Although the hypothetical advancement of processing power looks to be promising and allow us to ‘simulate the universe’, there are major downsides to a quantum computer. Simplified, Modern day encryption uses a large prime number (so that it can’t be broken down) multiplied by another prime number to create a ciphering key, that will replace letters and symbols with numbers in bit format. Encryption makes data secure because the key only one computer has the key to a given encrypted data. For an outside computer, deciphering what the key is means it has to look at every single possibility of the 2 numbers in a sequential fashion. This process would take thousands of years to compute. However, if a quantum computer were to try to solve an encrypted key, it would take minutes. The power of a quantum computer can be undermined unless we look at practical examples: a quantum computer can brute force solve encryption millions and millions of times faster than a regular computer. The reason encryption works is because a computer can’t simply process what the encryption key is (guessing effectively is the only way hackers/Engineers break encryption). Now with Quantum Computing, all encryption can be hypothetically nullified and ineffective, making all data accessible by anyone.

Fortunately, there’s a quantum solution. In another quantum process called quantum entanglement, a qubit can be entangled to another qubit, where when one collapses to 1 or 0, the other immediately collapses to the opposite, regardless of their distance apart. Before talking about that importance, let’s talk about the superposition of a photon’s polarization, again. Using the superposition of a photon’s polarization, a computer can hypothetically make a key randomly made by qubits to encrypt data. Now if the qubits in an encryption key are quantumly entangled, that means that if one qubit is viewed by an outside computer, the entire key will be entangled differently based on the superposition of the one qubit, making the data useless. When the encrypted key reaches the recipient, it will use 2 detectors for the state of 1 and 0 so that each photon can collapse to 1 or 0. Based on the qubits that had the same superposition in the original key and the recipient (verified by the computer who made the key), a deciphering key will be generated. Beyond how encryption keys can be verified or work effectively, the big thing is that the quantum property of entanglement makes it practically impossible for an outside computer to intercept data, for merely attempting to copy the data would completely change the data. If one attempted to view the encrypted information, the recipient would immediately know by the entanglement. This, referred to as quantum cryptography, is a type of protection of data that has never been seen before, and may very well be fundamentally unbreakable. If this were to be implemented, cyber security would become a lot safer, regardless of the computational power of an infringing outside computer.

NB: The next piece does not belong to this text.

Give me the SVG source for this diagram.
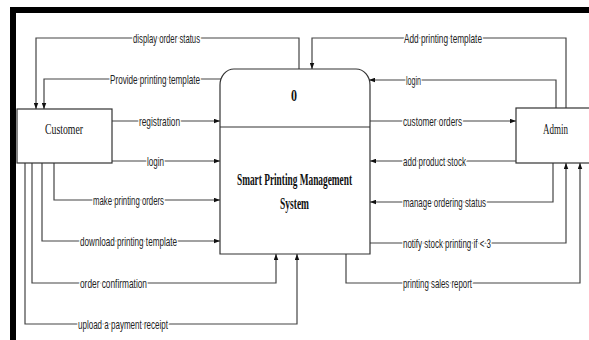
<svg xmlns="http://www.w3.org/2000/svg" width="589" height="340" viewBox="0 0 589 340">
  <defs>
    <marker id="arrow" viewBox="0 0 8 6" refX="8" refY="3" markerWidth="6" markerHeight="5" markerUnits="userSpaceOnUse" orient="auto">
      <path d="M0,0 L8,3 L0,6 z" fill="#111"/>
    </marker>
    <style>
      .frame { fill: #000; }
      .box { fill: #fff; stroke: #333; stroke-width: 1.2; }
      .flow { fill: none; stroke: #444; stroke-width: 1.2; }
      .arrowed { marker-end: url(#arrow); }
      .label { font-family: "Liberation Sans", Arial, sans-serif; font-size: 13.5px; fill: #222;
               stroke: #fff; stroke-width: 4; paint-order: stroke; stroke-linejoin: round; }
      .entity { font-family: "Liberation Serif", "Times New Roman", serif; font-size: 15px; fill: #111; text-anchor: middle; }
      .proc { font-family: "Liberation Serif", "Times New Roman", serif; font-size: 16px; font-weight: bold; fill: #111; text-anchor: middle; }
    </style>
  </defs>

  <rect width="589" height="340" fill="#fff"/>

  <!-- page frame (top and left edges) -->
  <rect class="frame" x="10" y="7" width="579" height="6"/>
  <rect class="frame" x="10" y="7" width="6" height="333"/>

  <!-- connectors -->
  <g id="connectors">
    <path class="flow arrowed" d="M299,69 V38 H36 V109"/>
    <path class="flow arrowed" d="M221,79 H44 V109"/>
    <path class="flow arrowed" d="M112,121 H220"/>
    <path class="flow arrowed" d="M112,161 H220"/>
    <path class="flow arrowed" d="M54,163 V200 H220"/>
    <path class="flow arrowed" d="M42,163 V241 H220"/>
    <path class="flow arrowed" d="M32,163 V283 H276 V254"/>
    <path class="flow arrowed" d="M25,163 V324 H297 V254"/>
    <path class="flow arrowed" d="M566,108 V38 H312 V69"/>
    <path class="flow arrowed" d="M556,108 V80 H369"/>
    <path class="flow arrowed" d="M370,121 H516"/>
    <path class="flow arrowed" d="M516,161 H370"/>
    <path class="flow arrowed" d="M553,163 V202 H370"/>
    <path class="flow arrowed" d="M370,243 H566 V163"/>
    <path class="flow arrowed" d="M346,254 V283 H580 V163"/>

    <text class="label" x="133" y="42.5" textLength="67" lengthAdjust="spacingAndGlyphs">display order status</text>
    <text class="label" x="110" y="83.5" textLength="90" lengthAdjust="spacingAndGlyphs">Provide printing template</text>
    <text class="label" x="139" y="125.5" textLength="41" lengthAdjust="spacingAndGlyphs">registration</text>
    <text class="label" x="147" y="165.5" textLength="17" lengthAdjust="spacingAndGlyphs">login</text>
    <text class="label" x="93" y="204.5" textLength="71" lengthAdjust="spacingAndGlyphs">make printing orders</text>
    <text class="label" x="80" y="245.5" textLength="97" lengthAdjust="spacingAndGlyphs">download printing template</text>
    <text class="label" x="80" y="287.5" textLength="67" lengthAdjust="spacingAndGlyphs">order confirmation</text>
    <text class="label" x="78" y="328.5" textLength="90" lengthAdjust="spacingAndGlyphs">upload a payment receipt</text>
    <text class="label" x="404" y="42.5" textLength="78" lengthAdjust="spacingAndGlyphs">Add printing template</text>
    <text class="label" x="406" y="84.5" textLength="15" lengthAdjust="spacingAndGlyphs">login</text>
    <text class="label" x="403" y="125.5" textLength="59" lengthAdjust="spacingAndGlyphs">customer orders</text>
    <text class="label" x="403" y="165.5" textLength="63" lengthAdjust="spacingAndGlyphs">add product stock</text>
    <text class="label" x="403" y="206.5" textLength="83" lengthAdjust="spacingAndGlyphs">manage ordering status</text>
    <text class="label" x="403" y="247.5" textLength="88" lengthAdjust="spacingAndGlyphs">notify stock printing if &lt; 3</text>
    <text class="label" x="403" y="287.5" textLength="69" lengthAdjust="spacingAndGlyphs">printing sales report</text>
  </g>

  <!-- external entity: Customer -->
  <g id="customer">
    <rect class="box" x="17" y="109" width="95" height="54"/>
    <text class="entity" x="64" y="133.5" textLength="38" lengthAdjust="spacingAndGlyphs">Customer</text>
  </g>

  <!-- external entity: Admin -->
  <g id="admin">
    <rect class="box" x="516" y="108" width="80" height="55"/>
    <text class="entity" x="555.5" y="133.5" textLength="25" lengthAdjust="spacingAndGlyphs">Admin</text>
  </g>

  <!-- process 0 -->
  <g id="process">
    <path class="box" d="M220,254 V85 A14,16 0 0 1 234,69 H356 A14,16 0 0 1 370,85 V254 Z"/>
    <line x1="220" y1="127" x2="370" y2="127" stroke="#333" stroke-width="1.2"/>
    <text class="proc" x="294" y="101" font-size="15" textLength="6" lengthAdjust="spacingAndGlyphs">0</text>
    <text class="proc" x="294.5" y="185" textLength="115" lengthAdjust="spacingAndGlyphs">Smart Printing Management</text>
    <text class="proc" x="294.5" y="209" textLength="29" lengthAdjust="spacingAndGlyphs">System</text>
  </g>
</svg>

Of course both Quantum Computer and Quantum Cryptography have long ways to go. For one, Quantum Computers have to be put in chambers with a temperature nearly at the absolute zero due to excessive heating. As for Quantum Cryptography, Practically anything can change the polarization of a photon like slight changes in temperature or a 1-degree rotation, making it really unreliable for encrypting messages. But we are making progress. Google and NASA partnered with D-Wave to create a quantum computer 100 million times faster than a regular computer. Optical Society Researchers developed a 200nm cavity that can detect photon superpositions more securely. Quantum Mechanics can happen, and eventually it will happen. As long as we are aware of the changes that will come, Quantum Computers can really change how we use computers forever.